These meetings are not well publicized – They hope you won’t attend.
If You Want a Say in Your Child’s Education You Must Attend!
Our thanks to Mary Ollie for putting this information together
As citizens we all have a basic civic duty to follow the law. However we also have a civic responsibility to participate. By not participating we allow others to make decisions for us.
Idahoans have an opportunity to participate in shaping Idaho’s education policies when the State Board of Education holds public forums in September. When the Every Student Succeeds Act (ESSA) became law in December 2015, it caused a ripple of changes from the US Department of Education to the states to local school districts. As one teacher said, “ESSA is not what we wanted, but it is what we have to work with right now. We can either shape it…or let it shape us.”
Hearings are scheduled from 6 PM to 8 PM for the following dates and locations:
|Sept. 7||Boise||School District Office, 8169 W. Victory Road|
|Sept. 8||Nampa-Caldwell||Ridgevue High School, college lecture hall Room 190, 118800 Madison Road|
|Sept. 13||Twin Falls||College of Southern Idaho, Shields Academic Building, Room 118|
|Sept. 21||Idaho Falls||Eastern Idaho Technical College, Health Care Education Building, Room 6164, 1600 South 25th East|
|Sept. 22||Pocatello||Idaho State University, Pond Student Union, Middle/South Fork rooms|
As of this writing no public forums have been scheduled for north Idaho. The State Board of Education website lists Alison Henken (208-332-1579) as the K-12 Accountability and Projects Program Manager. For readers wanting to know more about activities and meetings on education, the State Department of Education maintains a calendar.
Background on ESSA:
ESSA replaced No Child Left Behind (NCLB). It is no exaggeration to say that ESSA remains controversial and has left many unhappy. But the fact remains that for now it is the law. Organizations including the National Education Association and the Network for Public Education soundly criticized NCLB for its emphasis on high stakes testing and have encouraged public input to ensure that ESSA moves away from the worst features of NCLB.

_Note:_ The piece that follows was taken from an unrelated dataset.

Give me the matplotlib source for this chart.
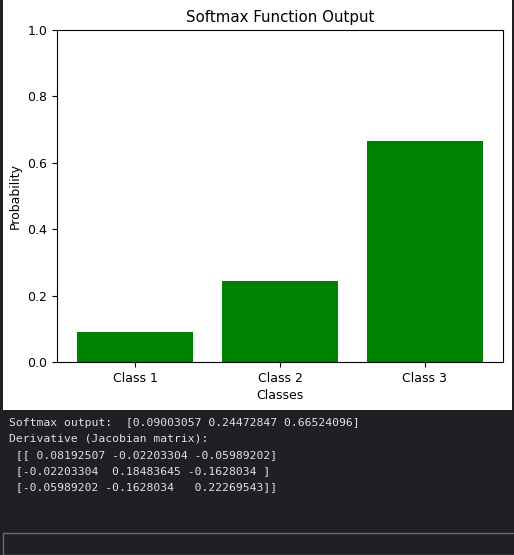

When ESSA was being debated, much input focused on eliminating high stakes testing, protecting student privacy, and policies that support rather than punish schools. It was hoped that responsibility for student achievement would be returned to states, school districts, and parents.
Concerns about ESSA found across the political spectrum.

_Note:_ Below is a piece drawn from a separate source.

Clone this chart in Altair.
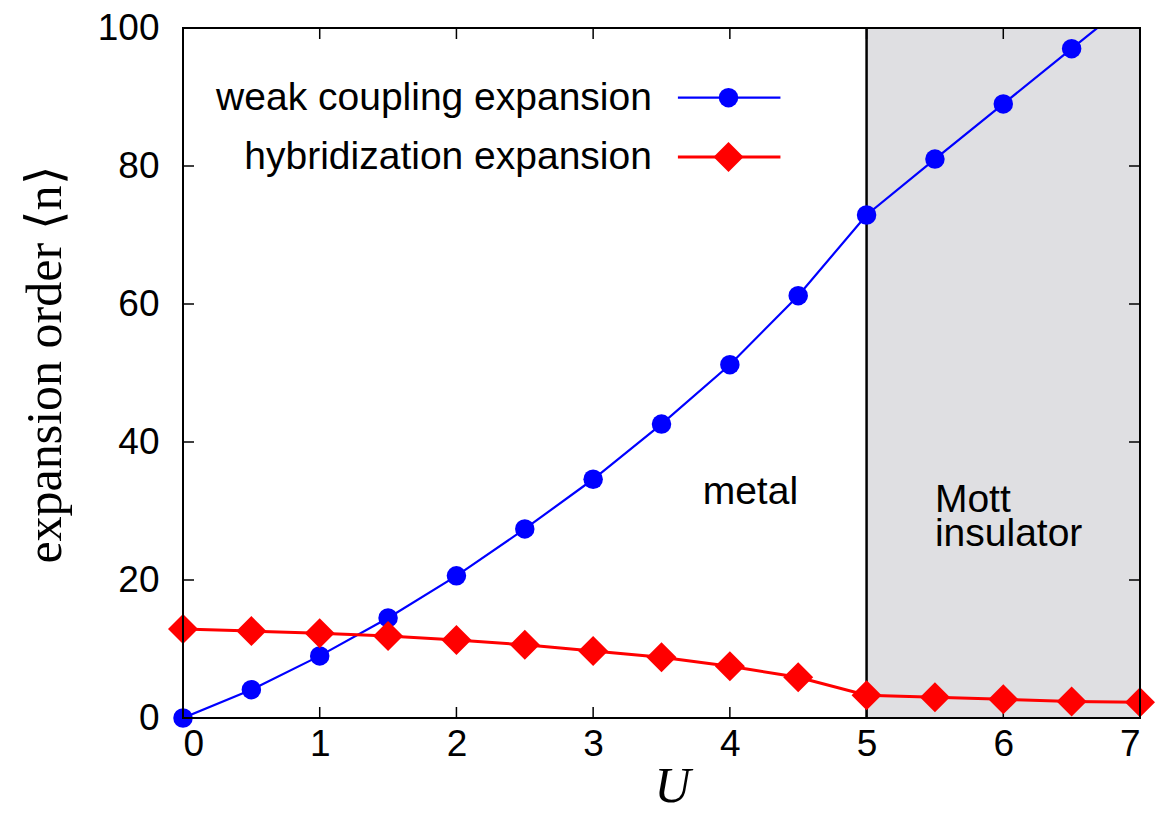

The Network for Public Education expressed several concerns and among these were; States should be able to exercise their right to determine what measures should be taken if students opt, free of federal intrusion, and the US Department of Education should allow states to retain the authority given to them by ESSA to create their own rating systems (for schools), and to determine their own weighting of various factors. The federal government should be prevented from requiring that schools be labeled with a single grade, just because that happens to be its own policy preference.
Truth in American Education a conservative blog raises similar issues in “Top 12 concerns about the Every Student Succeeds Act (ESEA reauthorization)” Among these are parental rights, erosion of state power over education, profiting by private corporations, erosion of local control, and data privacy.
Across the political spectrum consensus is building that control of education needs to be taken out of the hands of Politicians and Edu-Profiteers and given back to teachers, schools, parents, and communities.
Our civic responsibility.
Who controls education? If you follow the Constitution, you know it is “We the people” who exercise control. We can and should fulfill our civic responsibility by participating in the public forums held by the State Board of Education.
The state board is an agency with rule-making power. The Accountability Oversight Committee was established by the board earlier this year to make recommendations on a new accountability framework for Idaho public schools that will meet not only federal school accountability requirements but also create an accountability framework to meet the needs of Idaho. Background on the state board’s accountability oversight committee can be found in this 13 page PowerPoint Presentation
If Idahoans’ interests are similar to those of parents and teachers across the nation it is likely issues identified by the National Education Association, the Network for Public Education, and Truth in American Education will come to the forefront. These will include questions on high stakes testing, on parental rights, data collection, school rating systems, and local control. Some of these concerns and the board’s possible direction have been reported on by Idaho Education News.